How do we get to traverse the list just once ? Well, computing an average is obviously a fold operation, that is you traverse a complex structure in order to produce a single value. See the classic paper by Graham Hutton about the merits of fold operations.

Lists have an instance of the Foldable class mentioned in the comment by chepner. So the library provides, among other things, a foldr function for lists:

foldr :: (a -> b -> b) -> b -> [a] -> b

The first argument of foldr is a combining function, which takes an accumulator value and a scalar value from the input list, and returns an updated accumulator value. The second argument is just an initial value for the accumulator.

So we can write a single-traversal list average like this:

listAverage :: [Double] -> Double
listAverage xs  =  sum1 / count1
  where
    cbf x (sum0, count0) = (sum0+x, count0+1)  --  combining function
    (sum1, count1) = foldr cbf (0,0) xs

This works fine:

 λ> 
 λ> :type listAverage
 listAverage :: [Double] -> Double
 λ> 
 λ> listAverage [1,2,3,4,5]
 3.0
 λ> 

Now, can we adapt this approach to trees ?

Tree traversal

So we need to somehow get a version of foldr for our trees.
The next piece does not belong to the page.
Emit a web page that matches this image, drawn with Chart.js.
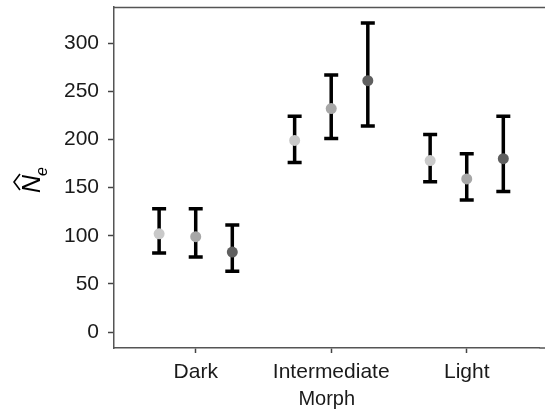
<!DOCTYPE html>
<html>
<head>
<meta charset="utf-8">
<script src="https://cdn.jsdelivr.net/npm/chart.js@4"></script>
<style>
  html, body { margin: 0; padding: 0; background: #fff; }
  #wrap { width: 545px; height: 411px; }
</style>
</head>
<body>
<div id="wrap"><canvas id="neChart"></canvas></div>
<script>
"use strict";
// categories on the x axis
const categories = ['Dark', 'Intermediate', 'Light'];
const yTicks = [0, 50, 100, 150, 200, 250, 300];

// three estimates per morph (light grey, mid grey, dark grey points)
const estA = [102, 199, 178];
const lowA = [82, 176, 156];
const highA = [128, 224, 205];

const estB = [99, 232, 159];
const lowB = [78, 201, 137];
const highB = [128, 267, 185];

const estC = [83, 261, 180];
const lowC = [63, 214, 146];
const highC = [111, 321, 224];

const groupOffsets = [-0.27, 0, 0.27];
const pointColors = ['#c9c9c9', '#a7a7a7', '#606060'];
const fontFamily = '"Liberation Sans", Arial, sans-serif';

const series = [
    { est: estA, low: lowA, high: highA },
    { est: estB, low: lowB, high: highB },
    { est: estC, low: lowC, high: highC }
];

//error bars drawn under the points, through the chart scales
const errorBars = {
    id: 'errorBars',
    beforeDatasetsDraw(chart) {
        const { ctx, scales: { x, y } } = chart;
        ctx.save();
        ctx.strokeStyle = '#000';
        ctx.lineWidth = 3.5;
        series.forEach((s, si) => {
            categories.forEach((c, ci) => {
                const px = x.getPixelForValue(ci + 1 + groupOffsets[si]);
                const top = y.getPixelForValue(s.high[ci]);
                const bot = y.getPixelForValue(s.low[ci]);
                ctx.beginPath();
                ctx.moveTo(px, top);
                ctx.lineTo(px, bot);
                ctx.moveTo(px - 7, top);
                ctx.lineTo(px + 7, top);
                ctx.moveTo(px - 7, bot);
                ctx.lineTo(px + 7, bot);
                ctx.stroke();
            });
        });
        ctx.restore();
    }
};

//top border of the panel and the N-hat sub e axis title
const frameAndTitle = {
    id: 'frameAndTitle',
    afterDraw(chart) {
        const { ctx, chartArea } = chart;
        ctx.save();
        ctx.strokeStyle = '#555';
        ctx.lineWidth = 1.5;
        ctx.beginPath();
        ctx.moveTo(chartArea.left, chartArea.top + 0.5);
        ctx.lineTo(chart.width, chartArea.top + 0.5);
        ctx.moveTo(chartArea.right, chartArea.bottom);
        ctx.lineTo(chart.width, chartArea.bottom);
        ctx.stroke();

        ctx.translate(40, 193);
        ctx.rotate(-Math.PI / 2);
        ctx.fillStyle = '#000';
        ctx.textBaseline = 'alphabetic';
        ctx.textAlign = 'left';
        ctx.font = 'italic 25px ' + fontFamily;
        ctx.fillText('N', 0, 0);
        const nW = ctx.measureText('N').width;
        ctx.font = 'italic 16px ' + fontFamily;
        ctx.fillText('e', nW - 1, 7);
        ctx.strokeStyle = '#000';
        ctx.lineWidth = 1.6;
        ctx.beginPath();
        ctx.moveTo(3, -20);
        ctx.lineTo(nW / 2 + 2, -26);
        ctx.lineTo(nW + 1, -20);
        ctx.stroke();
        ctx.restore();
    }
};

const datasets = series.map((s, si) => ({
    label: 'Estimate ' + (si + 1),
    data: s.est.map((v, ci) => ({ x: ci + 1 + groupOffsets[si], y: v })),
    backgroundColor: pointColors[si],
    borderColor: pointColors[si],
    pointRadius: 5.5,
    pointHoverRadius: 5.5,
    borderWidth: 0
}));

const ctx = document.getElementById('neChart').getContext('2d');
const neChart = new Chart(ctx, {
    type: 'scatter',
    data: { datasets: datasets },
    options: {
        responsive: true,
        maintainAspectRatio: false,
        animation: false,
        layout: { padding: { top: 7, right: 0, bottom: 0, left: 0 } },
        plugins: {
            legend: { display: false },
            tooltip: { enabled: false }
        },
        scales: {
            x: {
                type: 'linear',
                min: 0.397,
                max: 3.537,
                afterBuildTicks: (axis) => {
                    axis.ticks = categories.map((c, i) => ({ value: i + 1 }));
                },
                afterFit: (axis) => {
                    axis.height = 63;
                    axis.paddingLeft = 0;
                    axis.paddingRight = 0;
                },
                ticks: {
                    callback: (value) => categories[Math.round(value) - 1],
                    color: '#1a1a1a',
                    font: { family: fontFamily, size: 21 },
                    padding: 7,
                    maxRotation: 0,
                    autoSkip: false
                },
                grid: {
                    drawOnChartArea: false,
                    drawTicks: true,
                    tickLength: 5,
                    tickWidth: 1.5,
                    tickColor: '#444'
                },
                border: { display: true, color: '#555', width: 1.5 },
                title: {
                    display: true,
                    text: 'Morph',
                    color: '#1a1a1a',
                    font: { family: fontFamily, size: 20 },
                    padding: { top: 0, bottom: 0 }
                }
            },
            y: {
                type: 'linear',
                min: -16.6,
                max: 337.5,
                afterBuildTicks: (axis) => {
                    axis.ticks = yTicks.map(v => ({ value: v }));
                },
                afterFit: (axis) => {
                    axis.width = 114;
                    axis.paddingTop = 0;
                    axis.paddingBottom = 0;
                },
                ticks: {
                    color: '#1a1a1a',
                    font: { family: fontFamily, size: 21 },
                    padding: 9
                },
                grid: {
                    drawOnChartArea: false,
                    drawTicks: true,
                    tickLength: 6,
                    tickWidth: 1.5,
                    tickColor: '#444'
                },
                border: { display: true, color: '#555', width: 1.5 }
            }
        }
    },
    plugins: [errorBars, frameAndTitle]
});
</script>
</body>
</html>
We can write it manually, working our way thru the structure from right to left:

treeFoldr  ::  (v -> r -> r) -> r -> Ttree v -> r
treeFoldr cbf r0  Nil  =  r0
treeFoldr cbf r0  (Node3 v left mid right)  =
    let  rr = treeFoldr cbf  r0  right
         rm = treeFoldr cbf  rr  mid
         rl = treeFoldr cbf  rm  left
    in
         cbf v rl

Note that it is critical here to be able to specify the initial accumulator value.

So we now have a tree traversal mechanism that is fully general purpose and detached from any numeric concerns.

For example, we can use it to flatten any sort of (possibly non-numeric) tree:

toListFromTree:: Ttree v -> [v]
toListFromTree tr  =  let  cbf = \v vs -> v:vs
                      in   treeFoldr cbf [] tr

This can be further simplified:

toListFromTree tr  =  treeFoldr (:) [] tr

Testing:

 λ> 
 λ> treeFoldr (:) [] tr1
 [2.0,10.0,4.0,5.0,6.0,7.0,15.0]
 λ> 

At that point, we can define the Foldable instance for trees:

instance Foldable Ttree  where  foldr = treeFoldr

and the pretty short code of the list averager above can now be used unmodified to average trees, essentially by adapting its type signature.

treeAverage :: Ttree Double -> Double
treeAverage tr  =  sum1 / count1
  where
    cbf x (sum0, count0) = (sum0+x, count0+1)  --  combining function
    (sum1, count1) = foldr cbf (0,0) tr

Now, we can do something easier. The GHC compiler happens to provide an extension, DeriveFoldable, that allows us to ask the compiler to write treeFoldr automagically. This leads directly to our:

Shortest solution:

{-#  LANGUAGE  DeriveFoldable    #-}

-- define a tree structure:
data Ttree t  =  Nil  |  Node3 t  (Ttree t)  (Ttree t)  (Ttree t)
                  deriving  (Eq, Show, Foldable)

treeAverage :: Ttree Double -> Double
treeAverage tr = sum1 / count1
    where
        cbf x (s,c)    =  (s+x,c+1)
        (sum1, count1) =  foldr cbf (0,0) tr

And I think most Haskell programmers would agree that this counts as a single function :-)

Note that it is also possible to provide Functor instances, hence an fmap function, using the DeriveFunctor GHC extension.